You can learn as much from a mass market paperback—I can
learn history, I can learn politics, I can learn what it means to be human from
any of a zillion “popular” books on my shelves. But the point is not to make a distinction between
Literature and other books—even though my literary fiction is separated on the
shelf from my fluffy fiction—but to recognize the value (and the shortcomings)
of popular fiction. When I taught
intro to fiction these last two semesters, I deliberately started my class
reading short stories, but we finished up the class with a novel. Why? Because while my students will probably sit down to write a
short story, when they want pleasure reading, they’ll probably pick up a
novel. So it was important to
teach my students how to look at a novel like a writer.
Teaching literature, the flip side of that writing coin,
offered a different challenge.
What kind of literature (as in a group of books) did I feel was
necessary to teach, and why did I feel that way? During my Fall 2011 fiction writing class, the novel we read
was William Kent Krueger’s Iron Lake,
because it was his debut novel, it had won several awards, it was brilliant,
and it was a mystery set in the wilds of rural northern Minnesota. I wanted to show my students that there
are no boundaries to good writing, that you can write about anything and
anywhere and it can be good—and you’ll find masters and mistresses of the
brilliant sentence in all kinds of genres. The same goes for reading. (Ironically, in my Spring 2012, where the texts I chose were
Irish, the cover copy of Joseph O’Connor’s novel Star of the Sea is described as a murder mystery. That was an accident…)
But when it came to figuring out how a class on crime
literature could function, and more specifically, on place in crime literature, I needed to justify to myself what I was
doing. I would teach Poe, because
that’s where we start—and nobody does atmosphere like Poe. I hadn’t read any Sherlock Holmes
myself, which seemed weird considering mysteries are where I go when I want
literary entertainment. So we’ll
read some Sherlock Holmes.

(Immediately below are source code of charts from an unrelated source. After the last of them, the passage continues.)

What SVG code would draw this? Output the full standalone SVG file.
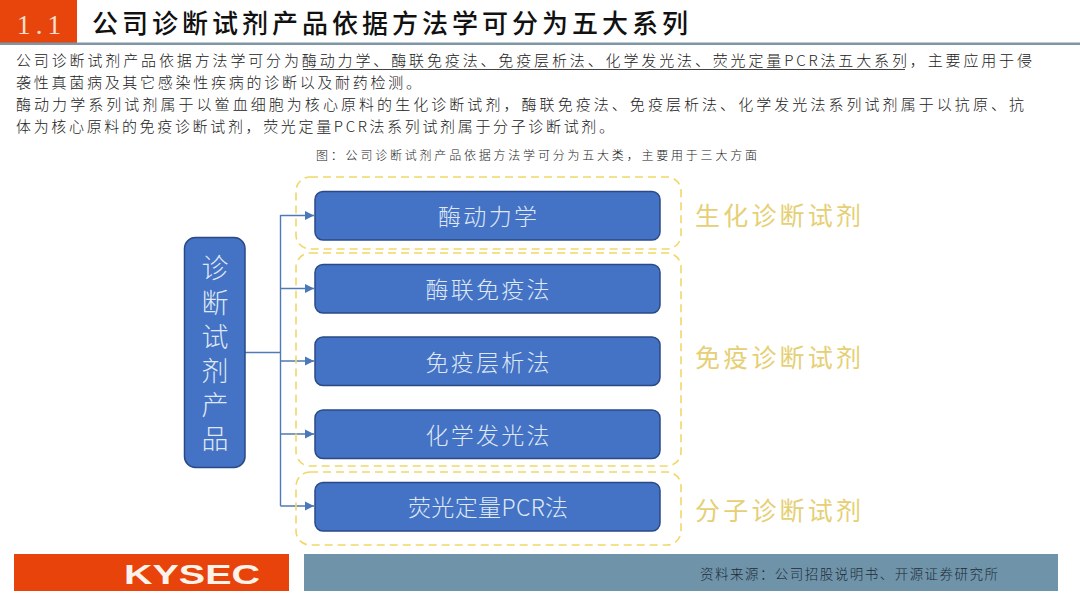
<svg xmlns="http://www.w3.org/2000/svg" width="1080" height="607" viewBox="0 0 1080 607">
<defs>
<marker id="arr" markerUnits="userSpaceOnUse" markerWidth="10" markerHeight="10" refX="9" refY="5" orient="auto"><path d="M0,0.5 L9,5 L0,9.500 Z" fill="#4a78b8"/></marker>
</defs>
<style>
text{font-family:"Noto Sans CJK SC","Noto Sans CJK JP",sans-serif}
.body{font-size:15px;fill:#222;font-weight:300}
.node{fill:#4472c4;stroke:#2a4a85;stroke-width:1.5}
.nt{font-size:23px;fill:#dfe8f6;text-anchor:middle;font-weight:300}
.rt{font-size:27px;fill:#dfe8f6;text-anchor:middle;font-weight:300}
.grp{fill:none;stroke:#f0d866;stroke-width:1.6;stroke-dasharray:8 5}
.gl{font-size:25px;fill:#e6cf74;font-weight:400}
.cn{fill:none;stroke:#4f7ab5;stroke-width:1.4}
</style>
<rect width="1080" height="607" fill="#fff"/>
<g id="header">
<rect x="0" y="0" width="77" height="44" fill="#e8450c"/>
<rect x="0" y="42.500" width="1080" height="2.500" fill="#7f97a5"/>
<text x="17" y="34" style="font-family:'Liberation Serif',serif;font-size:27px;fill:#f6e0d0" textLength="44">1.1</text>
<text x="92" y="33" textLength="596" style="font-size:26px;fill:#111;font-weight:500">公司诊断试剂产品依据方法学可分为五大系列</text>
</g>
<g id="body-text">
<text class="body" x="16" y="66" textLength="1016">公司诊断试剂产品依据方法学可分为酶动力学、酶联免疫法、免疫层析法、化学发光法、荧光定量PCR法五大系列，主要应用于侵</text>
<line x1="303" y1="69.500" x2="905" y2="69.500" stroke="#444" stroke-width="1"/>
<text class="body" x="16" y="88" textLength="405">袭性真菌病及其它感染性疾病的诊断以及耐药检测。</text>
<text class="body" x="16" y="110" textLength="1008">酶动力学系列试剂属于以鲎血细胞为核心原料的生化诊断试剂，酶联免疫法、免疫层析法、化学发光法系列试剂属于以抗原、抗</text>
<text class="body" x="16" y="132" textLength="598">体为核心原料的免疫诊断试剂，荧光定量PCR法系列试剂属于分子诊断试剂。</text>
<text x="316" y="160" textLength="441" style="font-size:12px;fill:#222;font-weight:300">图：公司诊断试剂产品依据方法学可分为五大类，主要用于三大方面</text>
</g>
<g id="connectors">
<path class="cn" d="M245,352.500 H280.500"/>
<path class="cn" d="M280.500,215 V506"/>
<path class="cn" marker-end="url(#arr)" d="M280.500,215.500 H314"/>
<path class="cn" marker-end="url(#arr)" d="M280.500,288.500 H314"/>
<path class="cn" marker-end="url(#arr)" d="M280.500,361 H314"/>
<path class="cn" marker-end="url(#arr)" d="M280.500,434 H314"/>
<path class="cn" marker-end="url(#arr)" d="M280.500,506 H314"/>
</g>
<g id="group-biochem">
<rect class="grp" x="296" y="177" width="385" height="72" rx="14"/>
<text class="gl" x="695" y="225" textLength="166">生化诊断试剂</text>
</g>
<g id="group-immune">
<rect class="grp" x="296" y="253" width="385" height="213" rx="14"/>
<text class="gl" x="695" y="367" textLength="166">免疫诊断试剂</text>
</g>
<g id="group-molecular">
<rect class="grp" x="296" y="472" width="385" height="73" rx="14"/>
<text class="gl" x="695" y="520" textLength="166">分子诊断试剂</text>
</g>
<g id="root">
<rect class="node" x="184.500" y="237.500" width="60.500" height="230" rx="11"/>
<text class="rt"><tspan x="215" y="278">诊</tspan><tspan x="215" y="313">断</tspan><tspan x="215" y="347">试</tspan><tspan x="215" y="381">剂</tspan><tspan x="215" y="415">产</tspan><tspan x="215" y="449">品</tspan></text>
</g>
<g id="n1"><rect class="node" x="315" y="191.500" width="345" height="48.500" rx="8"/><text class="nt" x="487.500" y="225" textLength="99">酶动力学</text></g>
<g id="n2"><rect class="node" x="315" y="264.500" width="345" height="48.500" rx="8"/><text class="nt" x="487.500" y="298" textLength="124">酶联免疫法</text></g>
<g id="n3"><rect class="node" x="315" y="337" width="345" height="48.500" rx="8"/><text class="nt" x="487.500" y="370.500" textLength="124">免疫层析法</text></g>
<g id="n4"><rect class="node" x="315" y="410" width="345" height="48.500" rx="8"/><text class="nt" x="487.500" y="443.500" textLength="124">化学发光法</text></g>
<g id="n5"><rect class="node" x="315" y="482.500" width="345" height="48.500" rx="8"/><text class="nt" x="488" y="516" textLength="160">荧光定量PCR法</text></g>
<g id="footer">
<rect x="14" y="554" width="275" height="37" fill="#e8430a"/>
<text x="124" y="584" textLength="136" lengthAdjust="spacingAndGlyphs" style="font-family:'Liberation Sans',sans-serif;font-weight:700;font-size:27px;fill:#fdf3ea">KYSEC</text>
<rect x="304" y="554" width="754" height="37" fill="#6f93a8"/>
<text x="700" y="579" textLength="298" style="font-size:13.500px;fill:#1d2b38;font-weight:300">资料来源：公司招股说明书、开源证券研究所</text>
</g>
</svg>
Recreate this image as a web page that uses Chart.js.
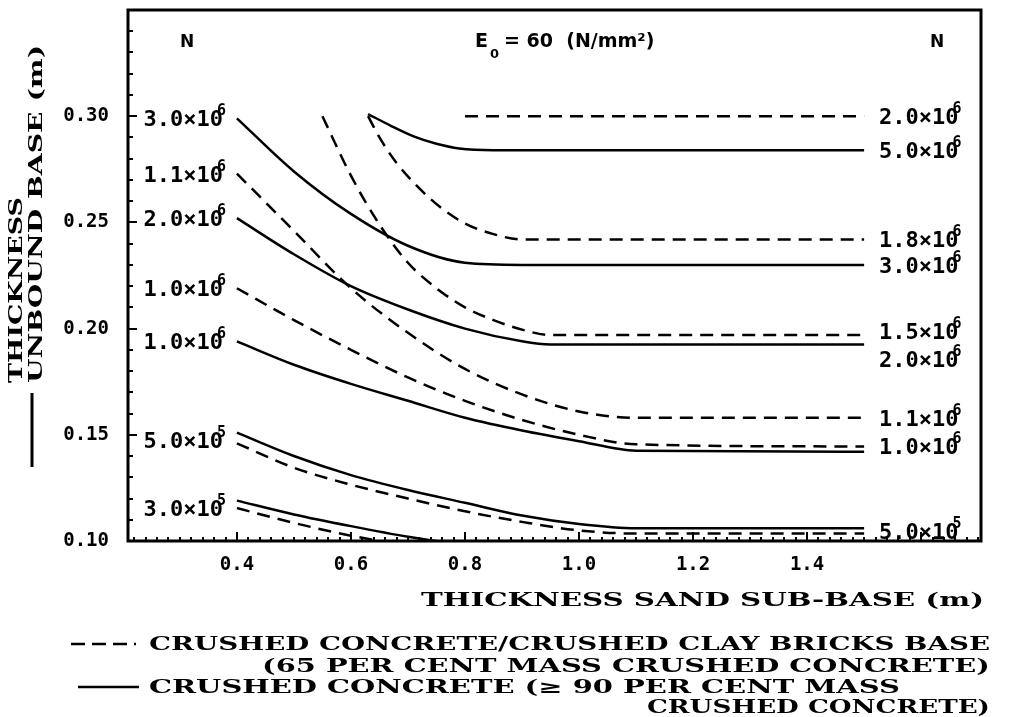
<!DOCTYPE html>
<html>
<head>
<meta charset="utf-8">
<title>Thickness unbound base vs thickness sand sub-base</title>
<script src="https://cdn.jsdelivr.net/npm/chart.js@4.4.1/dist/chart.umd.min.js"></script>
<style>
html, body { margin: 0; background: #fff; }
#wrap { width: 1010px; height: 717px; position: relative; }
</style>
</head>
<body>
<div id="wrap"><canvas id="thicknessChart"></canvas></div>
<script>
// curves: [sand sub-base (m), unbound base (m)]
// dashed = crushed concrete / crushed clay bricks, solid = crushed concrete
var dashed20e6 = [[0.80, 0.300], [1.50, 0.300]];
var solid50e6 = [[0.63, 0.301], [0.67, 0.2955], [0.71, 0.2905], [0.75, 0.287], [0.79, 0.2848], [0.85, 0.284], [1.50, 0.284]];
var dashed18e6 = [[0.63, 0.300], [0.65, 0.290], [0.68, 0.278], [0.72, 0.266], [0.76, 0.2565], [0.80, 0.2495], [0.85, 0.2445], [0.90, 0.242], [1.50, 0.242]];
var solid30e6 = [[0.40, 0.299], [0.50, 0.274], [0.60, 0.254], [0.70, 0.239], [0.80, 0.231], [0.90, 0.230], [1.50, 0.230]];
var dashed15e6 = [[0.55, 0.300], [0.60, 0.272], [0.65, 0.249], [0.70, 0.231], [0.75, 0.219], [0.80, 0.210], [0.85, 0.204], [0.90, 0.1995], [0.95, 0.197], [1.50, 0.197]];
var solid20e6 = [[0.40, 0.252], [0.50, 0.235], [0.60, 0.220], [0.70, 0.209], [0.80, 0.200], [0.90, 0.194], [0.95, 0.1925], [1.50, 0.1925]];
var dashed11e6 = [[0.40, 0.273], [0.50, 0.246], [0.60, 0.219], [0.70, 0.198], [0.80, 0.181], [0.90, 0.169], [1.00, 0.161], [1.10, 0.158], [1.50, 0.158]];
var dashed10e6 = [[0.40, 0.219], [0.50, 0.204], [0.60, 0.190], [0.70, 0.177], [0.80, 0.166], [0.90, 0.157], [1.00, 0.150], [1.10, 0.1455], [1.50, 0.1445]];
var solid10e6 = [[0.40, 0.194], [0.50, 0.183], [0.60, 0.174], [0.70, 0.166], [0.80, 0.158], [0.90, 0.152], [1.00, 0.147], [1.10, 0.1425], [1.50, 0.142]];
var solid50e5 = [[0.40, 0.151], [0.50, 0.140], [0.60, 0.131], [0.70, 0.124], [0.80, 0.118], [0.90, 0.112], [1.00, 0.108], [1.10, 0.106], [1.50, 0.106]];
var dashed50e5 = [[0.40, 0.146], [0.50, 0.1345], [0.60, 0.1265], [0.70, 0.120], [0.80, 0.114], [0.90, 0.109], [1.00, 0.105], [1.10, 0.1035], [1.50, 0.1035]];
var solid30e5 = [[0.40, 0.119], [0.50, 0.1125], [0.60, 0.107], [0.70, 0.102], [0.75, 0.100]];
var dashed30e5 = [[0.40, 0.1155], [0.50, 0.1085], [0.60, 0.1025], [0.65, 0.100]];

var xTickValues = [0.4, 0.6, 0.8, 1.0, 1.2, 1.4];
var yTickValues = [0.10, 0.15, 0.20, 0.25, 0.30];

// N labels: [mantissa, exponent] at the start / end of each curve
var curves = [
    { pts: dashed20e6, dashed: true,  left: null,         right: ['2.0', '6'] },
    { pts: solid50e6,  dashed: false, left: null,         right: ['5.0', '6'] },
    { pts: dashed18e6, dashed: true,  left: null,         right: ['1.8', '6'] },
    { pts: solid30e6,  dashed: false, left: ['3.0', '6'], right: ['3.0', '6'] },
    { pts: dashed15e6, dashed: true,  left: null,         right: ['1.5', '6'], rightDy: -4 },
    { pts: solid20e6,  dashed: false, left: ['2.0', '6'], right: ['2.0', '6'], rightDy: 14 },
    { pts: dashed11e6, dashed: true,  left: ['1.1', '6'], right: ['1.1', '6'] },
    { pts: dashed10e6, dashed: true,  left: ['1.0', '6'], right: ['1.0', '6'] },
    { pts: solid10e6,  dashed: false, left: ['1.0', '6'], right: null },
    { pts: solid50e5,  dashed: false, left: null,         right: null },
    { pts: dashed50e5, dashed: true,  left: ['5.0', '5'], right: ['5.0', '5'], leftDy: -3, rightDy: -3 },
    { pts: solid30e5,  dashed: false, left: null,         right: null },
    { pts: dashed30e5, dashed: true,  left: ['3.0', '5'], right: null }
];

var typeFont = 'bold 18px "DejaVu Serif", "Liberation Serif", serif';
var numFont = '"DejaVu Sans Mono", monospace';

// stretch a line of text so it spans x0..x1
function fitText(ctx, text, x0, x1, y) {
    var w = ctx.measureText(text).width;
    ctx.save();
    ctx.translate(x0, y);
    ctx.scale((x1 - x0) / w, 1);
    ctx.textAlign = 'left';
    ctx.fillText(text, 0, 0);
    ctx.restore();
}

function powerLabel(ctx, tag, x, cy, side) {
    ctx.font = 'bold 22px ' + numFont;
    var main = tag[0] + '\u00d710';
    var w = ctx.measureText(main).width;
    var x0 = side === 'left' ? x - w : x;
    ctx.textAlign = 'left';
    ctx.textBaseline = 'alphabetic';
    ctx.fillText(main, x0, cy + 8);
    ctx.font = 'bold 15px ' + numFont;
    ctx.fillText(tag[1], x0 + w - 6, cy - 3);
}

var annotate = {
    id: 'annotate',
    afterDatasetsDraw: function(chart) {
        var ctx = chart.ctx, a = chart.chartArea;
        var xs = chart.scales.x, ys = chart.scales.y;
        ctx.save();
        ctx.fillStyle = '#000';
        ctx.strokeStyle = '#000';

        // frame
        ctx.lineWidth = 3;
        ctx.strokeRect(a.left, a.top, a.right - a.left, a.bottom - a.top);

        // inward ticks
        ctx.lineWidth = 2;
        ctx.beginPath();
        for (var i = 10; i <= 35; i++) {
            var py = Math.round(ys.getPixelForValue(i / 100));
            var len = i % 5 === 0 ? 9 : 5;
            ctx.moveTo(a.left, py); ctx.lineTo(a.left + len, py);
        }
        for (var j = 11; j <= 85; j++) {
            var px = Math.round(xs.getPixelForValue(j * 0.02));
            var l2 = j % 10 === 0 ? 9 : 4;
            ctx.moveTo(px, a.bottom); ctx.lineTo(px, a.bottom - l2);
        }
        ctx.stroke();

        // N labels at both ends of the curves
        curves.forEach(function(c) {
            var p0 = c.pts[0], p1 = c.pts[c.pts.length - 1];
            if (c.left) {
                powerLabel(ctx, c.left, xs.getPixelForValue(p0[0]) - 14,
                    ys.getPixelForValue(p0[1]) + (c.leftDy || 0), 'left');
            }
            if (c.right) {
                powerLabel(ctx, c.right, xs.getPixelForValue(p1[0]) + 15,
                    ys.getPixelForValue(p1[1]) + (c.rightDy || 0), 'right');
            }
        });

        // header
        ctx.font = 'bold 17px "DejaVu Sans", sans-serif';
        ctx.textAlign = 'center';
        ctx.fillText('N', 187, 47);
        ctx.fillText('N', 937, 47);
        ctx.textAlign = 'left';
        ctx.font = 'bold 19px "DejaVu Sans", sans-serif';
        ctx.fillText('E', 475, 47);
        ctx.font = 'bold 13px "DejaVu Sans", sans-serif';
        ctx.fillText('0', 490, 58);
        ctx.font = 'bold 19px "DejaVu Sans", sans-serif';
        ctx.fillText('= 60  (N/mm\u00b2)', 504, 47);

        // y axis title, read bottom to top
        ctx.font = typeFont;
        ctx.textBaseline = 'middle';
        ctx.save();
        ctx.translate(17, 383);
        ctx.rotate(-Math.PI / 2);
        fitText(ctx, 'THICKNESS', 0, 186, 0);
        ctx.restore();
        ctx.save();
        ctx.translate(37, 383);
        ctx.rotate(-Math.PI / 2);
        fitText(ctx, 'UNBOUND BASE (m)', 0, 338, 0);
        ctx.restore();
        ctx.lineWidth = 3;
        ctx.beginPath();
        ctx.moveTo(32, 393); ctx.lineTo(32, 467);
        ctx.stroke();

        // x axis title and legend
        ctx.textBaseline = 'alphabetic';
        fitText(ctx, 'THICKNESS SAND SUB-BASE (m)', 421, 984, 606);
        fitText(ctx, 'CRUSHED CONCRETE/CRUSHED CLAY BRICKS BASE', 149, 990, 650);
        fitText(ctx, '(65 PER CENT MASS CRUSHED CONCRETE)', 262, 990, 672);
        fitText(ctx, 'CRUSHED CONCRETE (\u2265 90 PER CENT MASS', 149, 900, 693);
        fitText(ctx, 'CRUSHED CONCRETE)', 647, 990, 713);
        ctx.lineWidth = 2.5;
        ctx.setLineDash([14, 7]);
        ctx.beginPath();
        ctx.moveTo(71, 644); ctx.lineTo(136, 644);
        ctx.stroke();
        ctx.setLineDash([]);
        ctx.beginPath();
        ctx.moveTo(78, 687); ctx.lineTo(139, 687);
        ctx.stroke();
        ctx.restore();
    }
};

var datasets = curves.map(function(c) {
    return {
        data: c.pts.map(function(p) { return { x: p[0], y: p[1] }; }),
        borderColor: '#000',
        borderWidth: 2.5,
        borderDash: c.dashed ? [13, 8] : [],
        pointRadius: 0,
        tension: 0.4,
        cubicInterpolationMode: 'monotone',
        fill: false
    };
});

var ctx = document.getElementById('thicknessChart').getContext('2d');
var thicknessChart = new Chart(ctx, {
    type: 'line',
    data: { datasets: datasets },
    options: {
        responsive: true,
        maintainAspectRatio: false,
        animation: false,
        layout: { padding: { top: 10, right: 29, left: 0, bottom: 0 } },
        plugins: { legend: { display: false }, tooltip: { enabled: false } },
        scales: {
            x: {
                type: 'linear',
                min: 0.209,
                max: 1.705,
                afterBuildTicks: function(scale) {
                    scale.ticks = xTickValues.map(function(v) { return { value: v }; });
                },
                afterFit: function(scale) {
                    scale.height = 176;
                    scale.paddingLeft = 0;
                    scale.paddingRight = 0;
                },
                grid: { display: false, drawTicks: false },
                border: { display: false },
                ticks: {
                    color: '#000',
                    padding: 13,
                    maxRotation: 0,
                    font: { family: numFont, size: 19, weight: 'bold' },
                    callback: function(v) { return v.toFixed(1); }
                }
            },
            y: {
                type: 'linear',
                min: 0.10,
                max: 0.35,
                afterBuildTicks: function(scale) {
                    scale.ticks = yTickValues.map(function(v) { return { value: v }; });
                },
                afterFit: function(scale) {
                    scale.width = 128;
                    scale.paddingTop = 0;
                    scale.paddingBottom = 0;
                },
                grid: { display: false, drawTicks: false },
                border: { display: false },
                ticks: {
                    color: '#000',
                    padding: 19,
                    font: { family: numFont, size: 19, weight: 'bold' },
                    callback: function(v) { return v.toFixed(2); }
                }
            }
        }
    },
    plugins: [annotate]
});
</script>
</body>
</html>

He’s
also getting some contemporary film and television adaptations (with Robert
Downey, Jr. and what’s his name), so there’s an enduring quality there. I’d also never read Agatha Christie,
even though I did see “The Mousetrap” when I was in London with my family in
2000. Dad had seen the play in
1975 when he was in London and so we carried on the tradition of participating
in the longest continuously running play in the world. I thought we’d read some Dashiell
Hammett (The Maltese Falcon,
probably)—but then I thought we’d watch the movie, add to the discussion of
forms of literature—but I really dislike Hammett. Maybe if I hadn’t read Lillian Hellman’s memoir first I’d
like him better, but I can’t. So I
switched to The Big Sleep—and we’ll
watch that one. I’ll photocopy a
few pages of the book for my students, because Chandler is brilliant, and I
kind of fell in love with him and his wit. And we’d round out the “classic” portion of the semester
with Daphne du Maurier’s Rebecca. After the midterm paper (wherever it
falls in the semester), we’ll read Dennis Lehane’s Mystic River (place-based urban) and Krueger’s Iron Lake (place-based rural), then finish out the semester with
Sarah Vowell’s Assassination Vacation
(nonfiction).
But here’s the point, the reason why I think all of this is
important to teach a class on:
popular fiction, specifically crime fiction, plays an essential role in
how we form discussions in real life.
Because crime literature—in all its various subgenres—fills a gap in our
entertainment, in our lives, that we can hardly acknowledge exists. There’s a reason that John Grisham is
the force he is—and it’s not because of his luminous prose.
Crime literature allows us to have conversations and raise
issues that literary fiction does not—and I’m not drawing a distinction, that
crime lit can’t be literary and vice versa. In the books I’ve chosen, it’s easier to have a discussion
about how place and class affects characters, like in Mystic River (which is a good movie, but should not be compared to
the book, which is freaking brilliant and nuanced in ways the movie cannot
be). It’s easier to talk about
gender with Rebecca, how the narrator
(the second Mrs. de Winter) is never named, how the character who provides the
engine for the book—Rebecca—is dead, for crying out loud. We can talk about gendering with Chandler
(book/movie) too, how women are represented in hard-boiled fiction. We can talk about violence against
women being used for entertainment value.
We can talk about the effect that place has on the characters. (I'm working on articulating a clearer vision of this, so stay tuned...)
But mostly, it’s because the world is a cool place that
rarely makes sense, bad things happen to good people, and sometimes it’s nice
to read a book that bears absolutely no resemblance to your own life. And it’s easier to have these kinds of
conversations about books my students are more likely to pick up on their own,
and teach them what they’re looking at and how to look at the book, how to talk
about what they see and what they think.
That’s what any good course will do.